The Guinea turaco has a loud cawr-cawr call, consisting of 10–16 raucous cawing notes.

==Distribution and habitat==
Guinea turaco has an extremely large range and a stable population. It can be found in forests of West and Central Africa, ranging from Senegal east to DR Congo and south to northern Angola. It is present in the Republic of the Congo, Angola, Benin, Cameroon, Central African Republic, Democratic Republic of the Congo, Equatorial Guinea, Gabon, Gambia, Ghana, Guinea, Guinea-Bissau, Ivory Coast, Liberia, Mali, Nigeria, Senegal, Sierra Leone and Togo.

This species inhabits subtropical and tropical moist lowland, gallery forests and tropical rain forests edge, often near cultivated areas. It is common in climax forest with plentiful tall trees, from sea level to about 1100 m.

==Behaviour and ecology==

Video clip

Tauraco persa is normally sedentary and strongly territorial.
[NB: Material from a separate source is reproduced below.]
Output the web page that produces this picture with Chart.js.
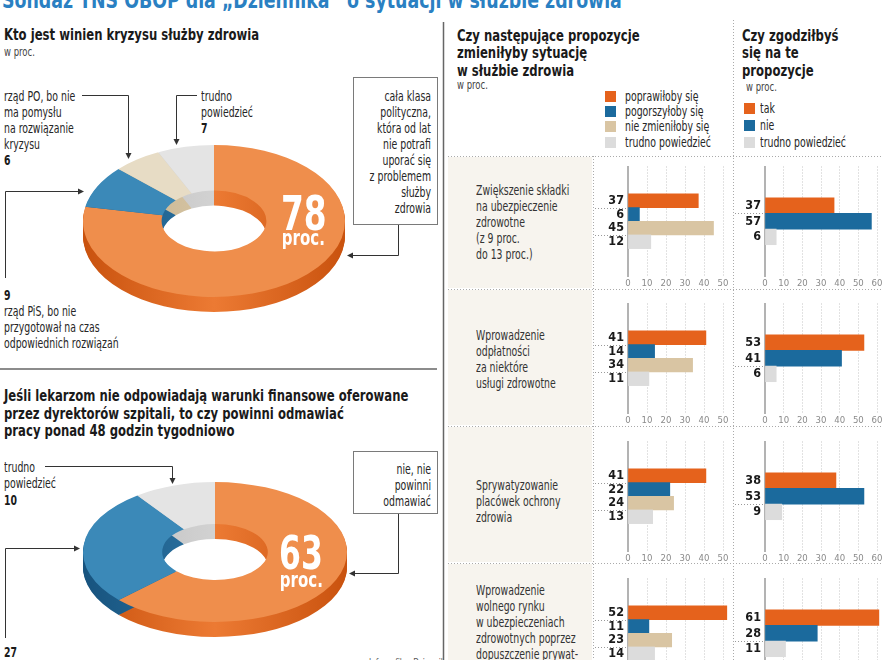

These birds feed on wide variety of wild and cultivated tropical fruits (for instance on Musanga, Macaranga, Rauvolfia, Cissus and Ficus species, etc.), but also on blossoms. They do not fly very well, preferring to climb from branch to branch.

They breed in May–June and August in Cameroon, from December to February and from June to September in Gabon, while in Sierra Leone they breed in June and in October. Females lay two eggs in a tree platform nest.